NADA Foundation outlines plans for major workforce initiative

TYSONS, Va. - 

Last fall, a robust research project involving Cox Automotive and Hireology uncovered how much personnel turnover costs dealerships as well as what characteristics stores should seek in new employees.

Now, the National Automobile Dealers Association is strengthening its efforts to help dealerships stabilize and strengthen their human resources.

On Friday, the NADA Foundation’s Board of Trustees has approved plans and funding for a largescale workforce initiative to promote the value of dealership jobs, especially service technicians, in the automotive retail industry.

The initiative — which will include a new NADA Foundation website, videos, digital and social media content, and outreach to opinion leaders — will be developed in 2018 and launched at the 2019 NADA Show in San Francisco. The Foundation will also begin fundraising for the initiative in 2019.

“Local dealerships provide more than a million good-paying jobs in sales, management and service, which benefit communities everywhere,” said NADA Foundation chairman Annette Sykora, who is the dealer principal of Smith South Plains Ford and Lincoln in Levelland, Texas, and a former NADA chairman.

“And the future of our industry is the dealership workforce,” Sykora continued. “Considering the shortages that dealerships now face, especially in recruiting, training and retaining technicians, the time is now for our Foundation to educate America on the value of these jobs to workers and local communities.”

 The NADA Foundation developed the framework for its workforce initiative over the course of 2017, after identifying the great need to harmonize efforts from automakers, training centers, and dealerships — especially on recruiting technicians.

There is currently very little brand-neutral information on training centers, according to Jonathan Collegio, NADA’s senior vice president of public affairs, whose department administers the NADA Foundation.

“What we found are a lot of competing silos that don’t appear to be talking to each other, which makes getting into a technician career unduly burdensome on potential recruits,” Collegio said. “It is incredibly difficult for someone interested in a technician career to find clear information about the benefits of a technician career, and how to gain the training and certifications necessary. We plan to provide compelling information on these good-paying careers at dealerships.”

Collegio cited competing information on training centers as a major hindrance to recruiting, as OEMs often only refer to training centers they are partnered with, while ignoring other programs. For example, on its website, one major automaker references its Baltimore and Chesapeake, Va., T-10 training centers, but ignores a major training center near Washington, D.C., because it is not associated with that automaker.

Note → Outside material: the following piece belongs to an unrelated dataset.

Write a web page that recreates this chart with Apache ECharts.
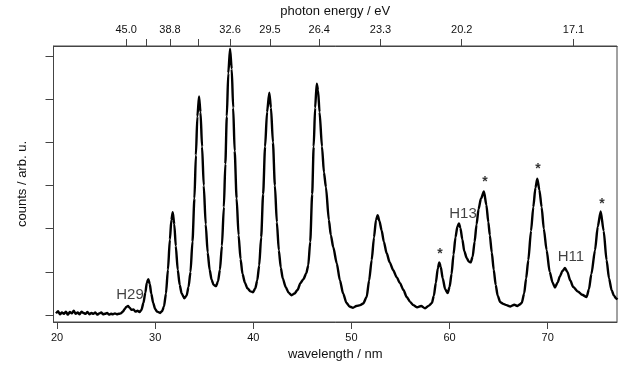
<!DOCTYPE html>
<html>
<head>
<meta charset="utf-8">
<script src="https://cdn.jsdelivr.net/npm/echarts@6/dist/echarts.min.js"></script>
<style>html,body{margin:0;padding:0;background:#fff}#main{width:622px;height:367px}</style>
</head>
<body>
<div id="main"></div>
<script>
// spectrum, wavelength in nm / counts in arb. units (1 unit = one y tick)
var wavelength = [
    19.9, 20.1, 20.3, 20.5, 20.7, 20.9, 21.1, 21.3, 21.5, 21.7, 21.9, 22.1, 22.3, 22.5, 22.7, 22.9, 23.1,
    23.3, 23.5, 23.7, 23.9, 24.1, 24.3, 24.5, 24.7, 24.9, 25.1, 25.3, 25.5, 25.7, 25.9, 26.1, 26.3, 26.5,
    26.7, 26.9, 27.05, 27.23, 27.4, 27.6, 27.8, 28.0, 28.2, 28.4, 28.6, 28.8, 29.0, 29.15, 29.3, 29.45,
    29.6, 29.8, 30.0, 30.2, 30.5, 30.7,
    30.9, 31.1, 31.3, 31.5, 31.65, 31.79, 31.95, 32.1, 32.3, 32.5, 32.7, 32.97, 33.2,
    33.4, 33.6, 33.8, 34.0, 34.15, 34.3, 34.47, 34.62, 34.78, 34.95, 35.15, 35.35, 35.55, 35.75, 35.95,
    36.2, 36.4, 36.6,
    36.8, 37.0, 37.15, 37.3, 37.45, 37.63, 37.8, 37.95, 38.1, 38.3, 38.5, 38.7, 38.9, 39.15, 39.4, 39.7,
    39.97, 40.2, 40.4,
    40.6, 40.8, 41.0, 41.2, 41.4, 41.63, 41.8, 42.0, 42.2, 42.4, 42.6, 42.8, 43.0, 43.3, 43.6, 43.9,
    44.2, 44.5, 44.8, 45.1, 45.4, 45.6,
    45.8, 46.0, 46.15, 46.3, 46.46, 46.6, 46.75, 47.0, 47.2, 47.4, 47.7, 47.9, 48.15, 48.5, 48.83, 49.15,
    49.5, 49.8, 50.16, 50.5, 50.9,
    51.2, 51.55, 51.8, 52.06, 52.3, 52.5, 52.67, 52.85, 53.08, 53.3, 53.59, 53.9, 54.26, 54.6, 54.95,
    55.3, 55.63, 56.0, 56.3, 56.7, 57.1, 57.5, 57.9, 58.2,
    58.4, 58.6, 58.8, 58.95, 59.1, 59.3, 59.55, 59.81, 60.0, 60.2, 60.4, 60.6, 60.8, 60.96, 61.1, 61.3,
    61.5, 61.75, 61.95, 62.15, 62.35, 62.55, 62.75, 62.95, 63.2, 63.5, 63.75, 63.95, 64.1, 64.3, 64.5,
    64.7, 64.9, 65.16, 65.47, 65.8, 66.2, 66.6, 66.9,
    67.1, 67.35, 67.6, 67.8, 68.02, 68.3, 68.53, 68.75, 68.94, 69.15, 69.38, 69.6, 69.89, 70.2, 70.5,
    70.74, 71.0, 71.25, 71.5, 71.76, 72.0, 72.3, 72.6, 73.11, 73.5, 73.97, 74.2, 74.45, 74.82, 75.1,
    75.4, 75.7, 76.0, 76.25, 76.51, 76.75, 76.95, 77.1
];
var counts = [
    0.04, 0.09, 0.02, 0.06, 0.03, 0.08, 0.01, 0.07, 0.04, 0.10, 0.03, 0.06, 0.02, 0.08, 0.05, 0.03, 0.07,
    0.02, 0.05, 0.03, 0.06, 0.01, 0.04, 0.06, 0.02, 0.03, 0.05, 0.01, 0.03, 0.02, 0.04, 0.02, 0.03, 0.04,
    0.08, 0.14, 0.19, 0.21, 0.17, 0.12, 0.13, 0.08, 0.10, 0.07, 0.12, 0.28, 0.52, 0.75, 0.83, 0.72,
    0.50, 0.28, 0.14, 0.08, 0.05, 0.09,
    0.20, 0.50, 1.05, 1.75, 2.20, 2.38, 2.10, 1.60, 1.05, 0.70, 0.50, 0.39, 0.45,
    0.65, 1.00, 1.70, 2.70, 3.70, 4.60, 5.06, 4.70, 3.90, 3.00, 2.10, 1.45, 1.05, 0.82, 0.70,
    0.67, 0.78, 1.05,
    1.60, 2.50, 3.50, 4.60, 5.60, 6.17, 5.70, 4.80, 3.80, 2.70, 1.85, 1.30, 0.95, 0.75, 0.62, 0.55,
    0.53, 0.62, 0.80,
    1.15, 1.80, 2.80, 3.90, 4.70, 5.15, 4.80, 4.00, 3.00, 2.15, 1.50, 1.10, 0.85, 0.65, 0.52, 0.46,
    0.50, 0.58, 0.74, 0.83, 0.97, 1.15,
    1.70, 2.80, 3.90, 4.80, 5.36, 5.20, 4.70, 3.90, 3.30, 2.96, 2.20, 1.85, 1.57, 1.20, 0.80, 0.50,
    0.28, 0.20, 0.17, 0.21, 0.23,
    0.27, 0.42, 0.80, 1.27, 1.80, 2.20, 2.31, 2.18, 1.96, 1.70, 1.43, 1.22, 1.04, 0.88, 0.74,
    0.58, 0.42, 0.30, 0.23, 0.18, 0.21, 0.16, 0.22, 0.28,
    0.45, 0.75, 1.08, 1.22, 1.12, 0.85, 0.60, 0.51, 0.65, 0.95, 1.40, 1.80, 2.05, 2.12, 2.02, 1.75,
    1.48, 1.32, 1.24, 1.22, 1.35, 1.70, 2.10, 2.45, 2.70, 2.86, 2.55, 2.15, 1.85, 1.45, 1.05,
    0.70, 0.45, 0.30, 0.26, 0.23, 0.20, 0.24, 0.21,
    0.24, 0.28, 0.50, 0.85, 1.27, 1.95, 2.50, 2.95, 3.16, 2.90, 2.50, 2.00, 1.50, 1.00, 0.75,
    0.64, 0.75, 0.90, 1.02, 1.09, 1.00, 0.80, 0.65, 0.54, 0.47, 0.42, 0.60, 0.95, 1.50, 2.05,
    2.40, 1.95, 1.27, 0.85, 0.58, 0.45, 0.39, 0.36
];

var xTicks = [20, 30, 40, 50, 60, 70];
var yTicks = [0, 1, 2, 3, 4, 5, 6];
// top axis: tick positions (nm) and the photon energy printed there
var energyTickPos = [27.04, 29.14, 31.51, 34.34, 37.63, 41.7, 46.72, 52.96, 61.24, 72.63];
var energyLabels = ['45.0', '', '38.8', '', '32.6', '29.5', '26.4', '23.3', '20.2', '17.1'];

// harmonic labels and asterisks
var annoLambda = [27.44, 61.37, 72.37, 59.02, 63.61, 69.0, 75.53];
var annoCount = [0.46, 2.35, 1.34, 1.41, 3.07, 3.37, 2.58];
var annoText = ['H29', 'H13', 'H11', '*', '*', '*', '*'];

var myChart = echarts.init(document.getElementById('main'));

var font = 'Arial, "Liberation Sans", sans-serif';
var axisColor = '#444';

var lineData = wavelength.map(function (w, i) { return [w, counts[i]]; });
var annoData = annoText.map(function (t, i) {
    return {
        value: [annoLambda[i], annoCount[i]],
        name: t,
        label: t === '*' ? { fontWeight: 'bold', fontSize: 14, color: '#000' } : {}
    };
});
var labeledPos = energyTickPos.filter(function (p, i) { return energyLabels[i] !== ''; });

var option = {
    animation: false,
    backgroundColor: '#fff',
    grid: {
        left: 53.5,
        right: 5,
        top: 45,
        bottom: 45,
        show: true,
        borderColor: axisColor,
        borderWidth: 1
    },
    xAxis: [{
        type: 'value',
        position: 'bottom',
        min: 19.64,
        max: 77.06,
        name: 'wavelength / nm',
        nameLocation: 'middle',
        nameGap: 26,
        nameTextStyle: { fontFamily: font, fontSize: 13, color: '#111' },
        splitLine: { show: false },
        axisLine: { show: true, onZero: false, lineStyle: { color: axisColor, width: 1 } },
        axisTick: { show: true, inside: false, length: 7, customValues: xTicks, lineStyle: { color: axisColor } },
        axisLabel: { customValues: xTicks, margin: 10, fontFamily: font, fontSize: 11, color: '#111' }
    }, {
        type: 'value',
        position: 'top',
        min: 19.64,
        max: 77.06,
        name: 'photon energy / eV',
        nameLocation: 'middle',
        nameGap: 28,
        nameTextStyle: { fontFamily: font, fontSize: 13, color: '#111' },
        splitLine: { show: false },
        axisLine: { show: true, onZero: false, lineStyle: { color: axisColor, width: 1 } },
        axisTick: { show: true, inside: false, length: 7, customValues: energyTickPos, lineStyle: { color: axisColor } },
        axisLabel: {
            customValues: labeledPos,
            margin: 11,
            fontFamily: font,
            fontSize: 11,
            color: '#111',
            formatter: function (v) {
                for (var i = 0; i < energyTickPos.length; i++) {
                    if (Math.abs(energyTickPos[i] - v) < 1e-6) return energyLabels[i];
                }
                return '';
            }
        }
    }],
    yAxis: {
        type: 'value',
        min: -0.16,
        max: 6.23,
        name: 'counts / arb. u.',
        nameLocation: 'middle',
        nameGap: 25,
        nameTextStyle: { fontFamily: font, fontSize: 13, color: '#111' },
        splitLine: { show: false },
        axisLine: { show: true, onZero: false, lineStyle: { color: axisColor, width: 1 } },
        axisTick: { show: true, inside: false, length: 8, customValues: yTicks, lineStyle: { color: axisColor } },
        axisLabel: { show: false }
    },
    series: [{
        type: 'line',
        xAxisIndex: 0,
        data: lineData,
        showSymbol: false,
        smooth: 0.25,
        smoothMonotone: 'x',
        clip: true,
        lineStyle: { color: '#000', width: 2.4 }
    }, {
        type: 'scatter',
        xAxisIndex: 0,
        data: annoData,
        symbolSize: 0,
        silent: true,
        label: {
            show: true,
            position: 'inside',
            formatter: '{b}',
            fontFamily: font,
            fontSize: 15,
            color: '#111'
        }
    }]
};
myChart.setOption(option);
</script>
</body>
</html>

"A potential recruit in the Washington, D.C., area may therefore not know there is a training center nearby," NADA said.

There is also a lack of targeted messaging and marketing to promote the careers, which Collegio says the NADA Foundation will address in its marketing efforts.

As NADA ramps up its efforts, one of the orchestrators of the research from Cox Automotive is upbeat about dealerships’ potential workforce.

“My hope by conducting this research is we’ll be able to change people’s opinion about what it’s like to work in the automotive industry, in particular, dealerships,” said Isabelle Helms, vice president of research and market intelligence at Cox Automotive, at the time the research initially was released.

“It’s an exciting new world. The world at dealerships is changing significantly. We need the next generation of workers to embrace looking at this industry differently,” Helms added.